Avril Haines, Director of National Intelligence, at the Senate Intelligence Committee hearing on foreign threats to the 2024 elections on May 15, 2024

Iran Seeks to Influence 2024 Elections, US Intelligence Chief Says

Thursday, 05/16/2024

Iran will pose a significant threat to the upcoming US elections, Director of National Intelligence Avril Haines said on Wednesday, predicting that Tehran will intensify its cyber and influence activities.

“Iran is becoming increasingly aggressive in their efforts,” Haines told the US Senate Select Committee on Intelligence. “[They] seek to stoke discord and undermine confidence in our democratic institutions, as we have seen them do in prior election cycles.”

Influence by “foreign actors” has been a source of apprehension in recent US elections, especially since 2016, when ‘Russian meddling’ became a major theme, with people on both parties accusing the other of having benefited from it.

Haines in his Senate briefing Wednesday also singled out Russia as the “most active foreign threat” to US elections, adding that China and Iran were also “significant actors” in trying to leave their mark.

On Iran, specifically, he said: “They continue to adapt their cyber and influence activities, using social media platforms, issuing threats, and disseminating disinformation. It is likely they will continue to rely on their intelligence services in these efforts and Iran-based online influencers to promote their narratives.”

There seems to be a growing consensus in Washington that the ‘influence’ offensive from the regime in Tehran has to be taken seriously, even though it’s not yet as serious as threats from Moscow and Beijing –and perhaps not on the same global scale.

This was pointed out Wednesday by the president of the US Council on Foreign Relations, Michael Froman, who suggested in an interview with CNN’s Christian Amanpour that the outlook is not all gloom, as those worried about or affected by such threats rally to fend them off.

“There’s a concerted effort by Russia, China, Iran, and North Korea to challenge the rules-based international order…but it has strengthened, in many respects, alliances around the world. So there’s been an action and a reaction.”

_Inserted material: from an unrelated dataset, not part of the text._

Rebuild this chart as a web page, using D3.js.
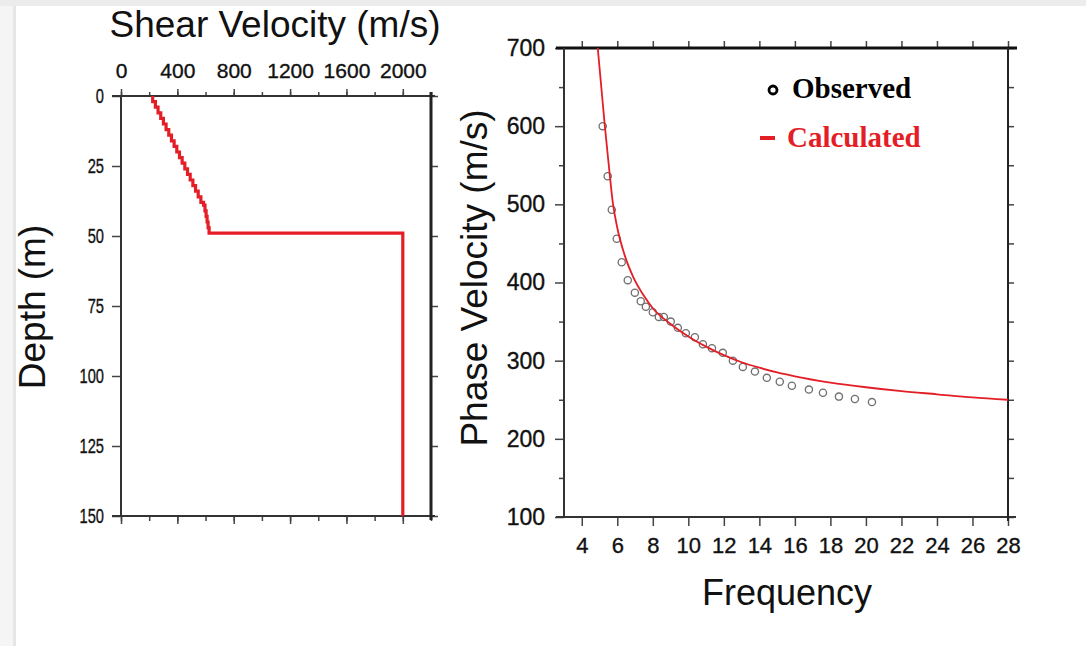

Russia, China, and Iran deny all such accusations, punching back with allegations of American influence campaigns –and direct interventions– across the world. This is a game to which Iran seems to be a new but fast-learning player, attempting to shape not just public opinion and discourse, but also high-level decisions and policy.

“There is evidence that some think tanks, advocacy organizations, and universities are uncomfortably close to a U.S. enemy,” Policy director at United Against Nuclear Iran, Jason Brodsky, posted on X.. “ Some of them do so unwittingly, others perhaps wittingly. They risk becoming components of an information operation benefitting Tehran.”

This has been well documented by Iran International and Semafor in a number of exclusive, investigative reports.

Interestingly enough, the Iranian regime is no longer hiding its intentions, even publishing research papers on the subject of ‘influence’.

In a 128-page report published recently, an Iranian think tank (SARAMAD), recommends a number of measures to be considered after the 2024 US elections, including establishing “a network of elite lobbyists” to indirectly “advance” the regime’s interests in “policies and US public opinion."

The report calls for the creation of a "special network" in the US that would “put Iran's interests first” and are able and willing to express their views to "restore Iran's image”.

This, of course, has been pursued before –and with some success– in such measures as the Iran Expert Initiative, whose affiliates worked tirelessly to promote the regime’s stance during and after the negotiations that led to the 2015 nuclear deal. A key figure in that initiative, Arianne Tabatabaei, is now a high-ranking official at the Pentagon, while her mentor, Robert Malley, President Joe Biden’s former Iran envoy is being investigated by the FBI for potentially criminal mishandling of official documents.

The US Congress has been trying to learn more about Malley’s case for months–including the reasons his security clearance was suspended– but the State Department has refused to offer information.

Some Biden critics accuse him of ‘appeasing’ Iran. They say he has been paralyzed by fear of ‘escalation’ that he thinks could lead to an “all-out war” in the Middle East, failing to confront, even to recognize the magnitude of threats posed by, the Iranian regime.

“Many US media and think tankers refuse to believe that Iran would seek to run sophisticated info operations on US soil,” former national intelligence manager on Iran Norman Roule posted on X. “It's past-time for the kid gloves and denials to drop.”